The strange color appeared in a trapped space adorned with odd plates and platters. By installing extra cabinets and making them white with opaque glass, Fathauer was able to imbue the kitchen with a clean and inviting look.
“Sometimes with remodels, you go into it thinking you have to gut absolutely everything,” she says. “Seventy-five percent is old cabinets.”
Faux-wood tile contrasts nicely with the island—painted in Sherwin-Williams’ ‘Tin Lizzie’—and chunky barstools.
“It was a little bit daunting, and it ended up being something I was extremely proud of and they were very happy with,” she says.
She posted photos of the redesign on Facebook, Instagram and her website.
“We got so many comments,” she says. “People really liked it.”
“We decided to go with sleek furniture and brighten it up with the decor.”
Mix-matched, poorly placed furniture, including a full-size bed crammed into a corner, comprised a space that was supposed to be a retreat for family and friends.
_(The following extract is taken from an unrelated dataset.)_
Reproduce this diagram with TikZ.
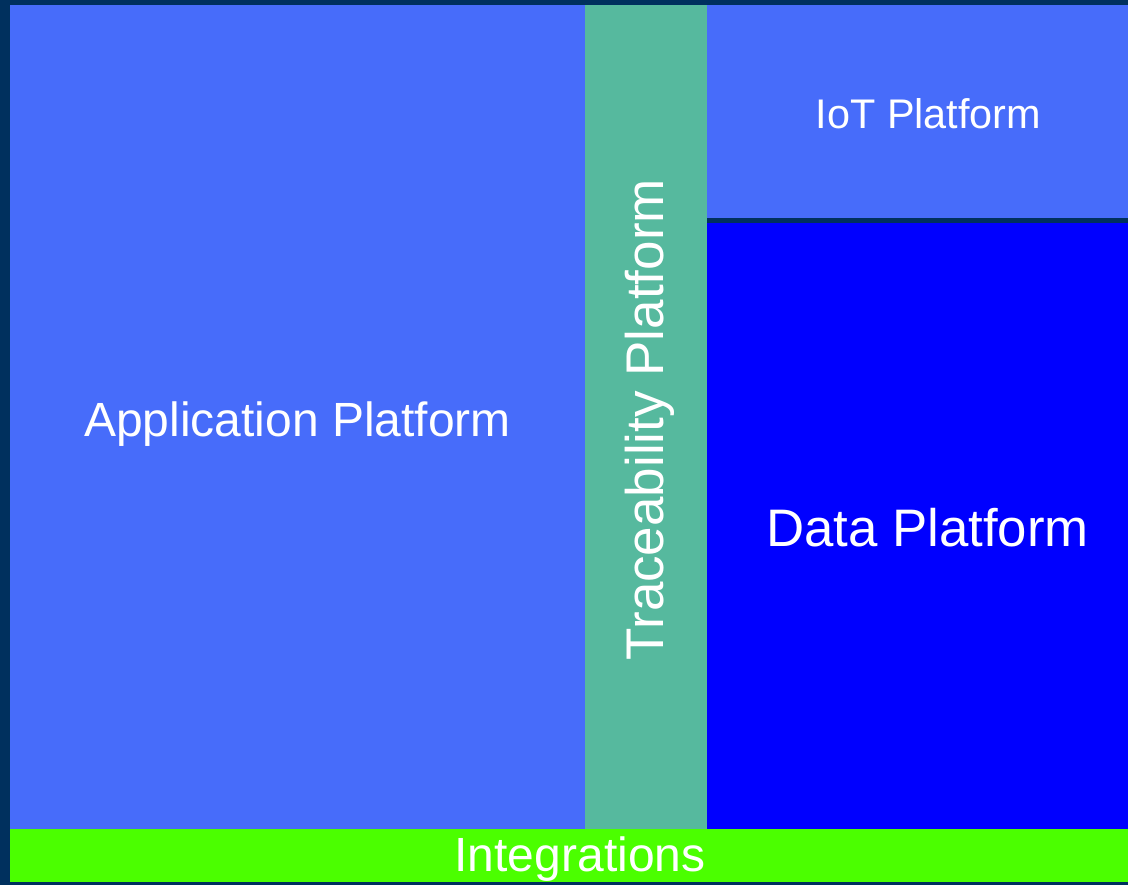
\documentclass[tikz,border=0pt]{standalone}
\usepackage{xcolor}
\usepackage{fontspec}
\setmainfont{Liberation Sans}
\usetikzlibrary{positioning}

\definecolor{navybg}{RGB}{0,48,94}
\definecolor{appblue}{RGB}{71,108,250}
\definecolor{traceteal}{RGB}{86,185,158}
\definecolor{datablue}{RGB}{0,0,255}
\definecolor{intgreen}{RGB}{75,255,0}

\begin{document}
\begin{tikzpicture}[x=0.5pt,y=-0.5pt,
    panel/.style={rectangle, inner sep=0pt, outer sep=0pt},
    caption/.style={text=white, inner sep=0pt}]
    \fill[navybg] (0,0) rectangle (1128,885);
    \useasboundingbox (0,0) rectangle (1128,885);

    % panels
    \node[panel, fill=appblue, anchor=north west, minimum width=287.5pt, minimum height=412pt] (app) at (10,5) {};
    \node[panel, fill=traceteal, right=0pt of app, minimum width=61pt, minimum height=412pt] (trace) {};
    \node[panel, fill=appblue, anchor=north west, minimum width=210.5pt, minimum height=106.5pt] (iot) at (trace.north east) {};
    \node[panel, fill=datablue, below=2.5pt of iot, minimum width=210.5pt, minimum height=303pt] (data) {};
    \node[panel, fill=intgreen, anchor=north west, minimum width=559pt, minimum height=26.5pt] (integ) at (app.south west) {};

    % labels
    \node[caption, font=\fontsize{24}{28}\selectfont, yshift=-3.5pt] (applabel) at (app) {Application Platform};
    \node[caption, xshift=2pt, yshift=-1.25pt, rotate=90, font=\fontsize{26.5}{30}\selectfont] (tracelabel) at (trace) {Traceability Platform};
    \node[caption, font=\fontsize{20.7}{24}\selectfont, xshift=5.5pt, yshift=-1pt] (iotlabel) at (iot) {IoT Platform};
    \node[caption, font=\fontsize{26.4}{30}\selectfont, xshift=5pt, yshift=-1pt] (datalabel) at (data) {Data Platform};
    \node[caption, font=\fontsize{24}{28}\selectfont, xshift=5.5pt, yshift=-2pt] (integlabel) at (integ) {Integrations};
\end{tikzpicture}
\end{document}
Instead, the mashup of random items made it more like an obstacle course than a guest bedroom.
“Their floorplan obviously was not working,” says Baylee Floyd, owner of Baylee Deyon Interior Design in Palm City. “The whole room was confused.”
Floyd’s client frequently hosts out-of-town visitors and wanted to transform the room into a tropical oasis with a bohemian vibe.
“They needed something that accommodated everyone and felt serene and at home,” she says. “We decided to go with sleek furniture and brighten it up with the decor.”
The accessories include beaded table lamps etched in a black-and-white, hieroglyphics-like pattern as well as a colorful area rug with a similar global-inspired theme. A vase filled with pampas grass adds a whimsical dimension, and an earthy-green accent wall ties it all together.
“It’s boho, but we went with all-white bedding to give it that hotel feel,” she says. “It’s welcoming now.”